**Material:**

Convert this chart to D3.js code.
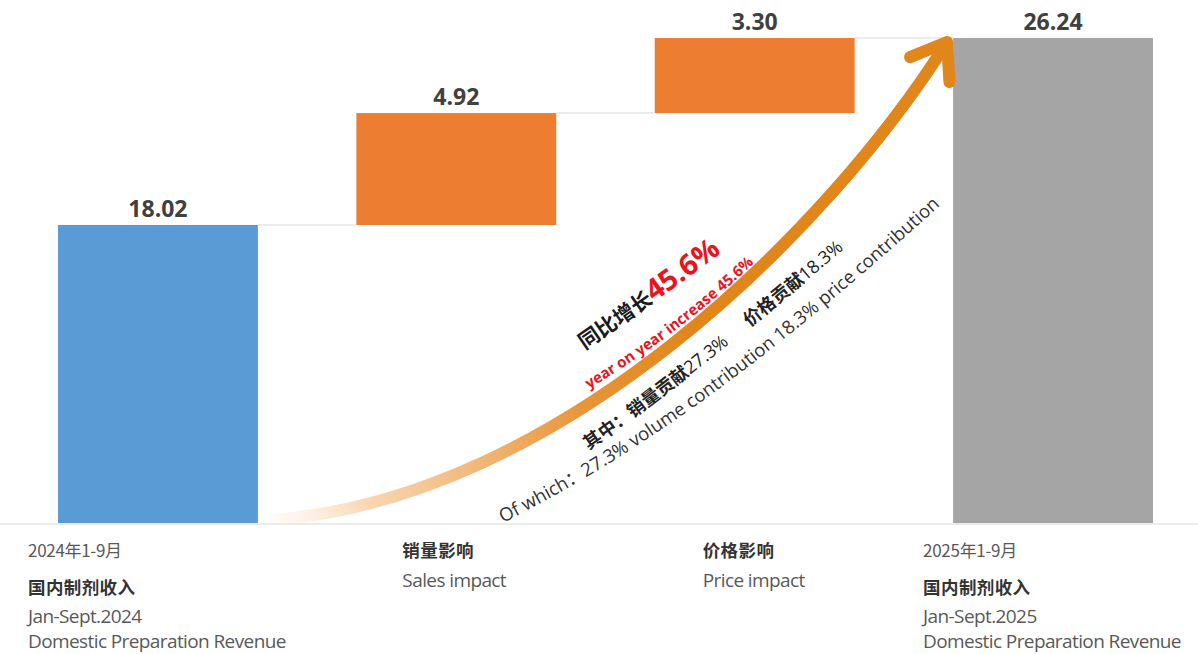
<!DOCTYPE html>
<html>
<head>
<meta charset="utf-8">
<script src="https://cdn.jsdelivr.net/npm/d3@7"></script>
<style>
  html, body { margin: 0; padding: 0; background: #fff; }
  svg { display: block; }
  text { font-family: "Open Sans", "Noto Sans CJK SC", sans-serif; }
  .cjk { font-family: "Noto Sans CJK SC", "Open Sans", sans-serif; }
</style>
</head>
<body>
<svg id="chart" width="1198" height="654"></svg>
<script>
// ---- data ----
const categories = ['start', 'sales', 'price', 'end'];
const values     = [18.02, 4.92, 3.30, 26.24];
const kinds      = ['total', 'delta', 'delta', 'total'];
const valueLabels = ['18.02', '4.92', '3.30', '26.24'];
const labelLines = [
  ['2024年1-9月', '国内制剂收入', 'Jan-Sept.2024', 'Domestic Preparation Revenue'],
  ['销量影响', 'Sales impact'],
  ['价格影响', 'Price impact'],
  ['2025年1-9月', '国内制剂收入', 'Jan-Sept.2025', 'Domestic Preparation Revenue']
];
const axisFloor = 4.92;

// ---- layout ----
const W = 1198, H = 654;
const baseY = 523, topY = 38;
const colors = { total0: '#5b9bd5', delta: '#ed7d31', total1: '#a5a5a5' };

const svg = d3.select('#chart');
const defs = svg.append('defs');

const x = d3.scaleBand()
  .domain(categories)
  .range([58, 1153])
  .paddingInner(0.33)
  .paddingOuter(0);

const y = d3.scaleLinear()
  .domain([axisFloor, values[3]])
  .range([baseY, topY]);

// running totals for the waterfall
let run = 0;
const bars = categories.map((c, i) => {
  let lo, hi;
  if (kinds[i] === 'total') { lo = axisFloor; hi = values[i]; run = values[i]; }
  else { lo = run; hi = run + values[i]; run = hi; }
  return { cat: c, lo, hi, i };
});

// baseline
svg.append('line')
  .attr('x1', 0).attr('x2', W)
  .attr('y1', baseY + 1).attr('y2', baseY + 1)
  .attr('stroke', '#ebebeb').attr('stroke-width', 2);

// connector lines
for (let i = 0; i < bars.length - 1; i++) {
  const level = bars[i].hi;
  svg.append('line')
    .attr('x1', x(bars[i].cat) + x.bandwidth())
    .attr('x2', x(bars[i + 1].cat))
    .attr('y1', y(level)).attr('y2', y(level))
    .attr('stroke', '#e6e6e6').attr('stroke-width', 1.5);
}

// bars
svg.selectAll('rect.bar')
  .data(bars)
  .enter().append('rect')
  .attr('class', 'bar')
  .attr('x', d => x(d.cat))
  .attr('width', x.bandwidth())
  .attr('y', d => y(d.hi))
  .attr('height', d => y(d.lo) - y(d.hi))
  .attr('fill', d => kinds[d.i] === 'delta' ? colors.delta : (d.i === 0 ? colors.total0 : colors.total1));

// value labels
svg.selectAll('text.val')
  .data(bars)
  .enter().append('text')
  .attr('class', 'val')
  .attr('x', d => x(d.cat) + x.bandwidth() / 2)
  .attr('y', d => y(d.hi) - 8)
  .attr('text-anchor', 'middle')
  .attr('font-size', 23)
  .attr('font-weight', 700)
  .attr('fill', '#404040')
  .text((d, i) => valueLabels[i]);

// category labels
const labelOffsets = [-30, 46, 48, -30];
const lineYs = [557, 594, 623, 648];
const subLineYs = [557, 587];
labelLines.forEach((lines, i) => {
  const lx = x(categories[i]) + labelOffsets[i];
  const ys = lines.length > 2 ? lineYs : subLineYs;
  lines.forEach((t, j) => {
    const isCjkHead = /国内|影响/.test(t);
    const isDate = /年/.test(t);
    svg.append('text')
      .attr('class', /[\u4e00-\u9fff]/.test(t) ? 'cjk' : null)
      .attr('x', lx)
      .attr('y', ys[j])
      .attr('font-size', isCjkHead ? 17.5 : (isDate ? 17 : 19))
      .attr('font-weight', isCjkHead ? 700 : 400)
      .attr('letter-spacing', isCjkHead ? 0.4 : (isDate ? -0.3 : -0.6))
      .attr('fill', isCjkHead ? '#333' : '#595959')
      .text(t);
  });
});

// growth arrow
const p0 = [x(categories[0]) + x.bandwidth() + 12, y(axisFloor) - 3];
const p3 = [x(categories[3]) - 6, y(values[3]) + 4];
const c1 = [560, 500], c2 = [830, 228];

const grad = defs.append('linearGradient')
  .attr('id', 'arrowGrad')
  .attr('gradientUnits', 'userSpaceOnUse')
  .attr('x1', p0[0]).attr('y1', p0[1])
  .attr('x2', 700).attr('y2', 340);
grad.append('stop').attr('offset', 0).attr('stop-color', '#fdebd9').attr('stop-opacity', 0.2);
grad.append('stop').attr('offset', 0.2).attr('stop-color', '#f8d3ab').attr('stop-opacity', 0.9);
grad.append('stop').attr('offset', 0.7).attr('stop-color', '#e8963a');
grad.append('stop').attr('offset', 1).attr('stop-color', '#e0861a');

const curve = d3.path();
curve.moveTo(p0[0], p0[1]);
curve.bezierCurveTo(c1[0], c1[1], c2[0], c2[1], p3[0], p3[1]);
svg.append('path')
  .attr('d', curve.toString())
  .attr('fill', 'none')
  .attr('stroke', 'url(#arrowGrad)')
  .attr('stroke-width', 12);

// arrow head (open chevron)
const ang = Math.atan2(p3[1] - c2[1], p3[0] - c2[0]);
const armLen = 40, spread = 0.62;
const a1 = [p3[0] - armLen * Math.cos(ang - spread), p3[1] - armLen * Math.sin(ang - spread)];
const a2 = [p3[0] - armLen * Math.cos(ang + spread), p3[1] - armLen * Math.sin(ang + spread)];
svg.append('path')
  .attr('d', `M${a1[0]},${a1[1]}L${p3[0]},${p3[1]}L${a2[0]},${a2[1]}`)
  .attr('fill', 'none')
  .attr('stroke', '#e0861a')
  .attr('stroke-width', 12)
  .attr('stroke-linecap', 'round')
  .attr('stroke-linejoin', 'round');

// annotations follow curved baselines parallel to the arrow
function guide(id, pts) {
  const p = d3.path();
  p.moveTo(pts[0][0], pts[0][1]);
  p.bezierCurveTo(pts[1][0], pts[1][1], pts[2][0], pts[2][1], pts[3][0], pts[3][1]);
  defs.append('path').attr('id', id).attr('d', p.toString());
}
guide('gHead', [[585, 350], [628, 320], [688, 280], [745, 234]]);
guide('gYoy',  [[589, 389], [640, 358], [700, 316], [770, 248]]);
guide('gSub',  [[589, 450], [650, 408], [760, 322], [880, 218]]);
guide('gOf',   [[503, 523], [653, 447], [785, 347], [965, 183]]);

const head = svg.append('text').append('textPath').attr('href', '#gHead');
head.append('tspan').attr('class', 'cjk')
  .attr('font-size', 21).attr('font-weight', 700).attr('fill', '#1a1a1a')
  .text('同比增长');
head.append('tspan')
  .attr('font-size', 29).attr('font-weight', 700).attr('fill', '#e8141e')
  .text('45.6%');

svg.append('text').append('textPath').attr('href', '#gYoy')
  .attr('font-size', 15).attr('font-weight', 700).attr('fill', '#e8141e')
  .text('year on year increase 45.6%');

const sub = svg.append('text').append('textPath').attr('href', '#gSub')
  .attr('font-size', 18).attr('fill', '#222');
sub.append('tspan').attr('class', 'cjk').attr('font-weight', 700).text('其中：销量贡献');
sub.append('tspan').text('27.3%');
sub.append('tspan').attr('class', 'cjk').attr('font-weight', 700).attr('dx', 26).text('价格贡献');
sub.append('tspan').text('18.3%');

svg.append('text').append('textPath').attr('href', '#gOf')
  .attr('font-size', 18.5).attr('fill', '#333')
  .text('Of which：27.3% volume contribution 18.3% price contribution');
</script>
</body>
</html>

**Aim:**
Reproduce the material above from its first line through the line containing "const axisFloor = 4.92;", both ends included, and skip every picture.

**Output for this exercise:**
Convert this chart to D3.js code.
<!DOCTYPE html>
<html>
<head>
<meta charset="utf-8">
<script src="https://cdn.jsdelivr.net/npm/d3@7"></script>
<style>
  html, body { margin: 0; padding: 0; background: #fff; }
  svg { display: block; }
  text { font-family: "Open Sans", "Noto Sans CJK SC", sans-serif; }
  .cjk { font-family: "Noto Sans CJK SC", "Open Sans", sans-serif; }
</style>
</head>
<body>
<svg id="chart" width="1198" height="654"></svg>
<script>
// ---- data ----
const categories = ['start', 'sales', 'price', 'end'];
const values     = [18.02, 4.92, 3.30, 26.24];
const kinds      = ['total', 'delta', 'delta', 'total'];
const valueLabels = ['18.02', '4.92', '3.30', '26.24'];
const labelLines = [
  ['2024年1-9月', '国内制剂收入', 'Jan-Sept.2024', 'Domestic Preparation Revenue'],
  ['销量影响', 'Sales impact'],
  ['价格影响', 'Price impact'],
  ['2025年1-9月', '国内制剂收入', 'Jan-Sept.2025', 'Domestic Preparation Revenue']
];
const axisFloor = 4.92;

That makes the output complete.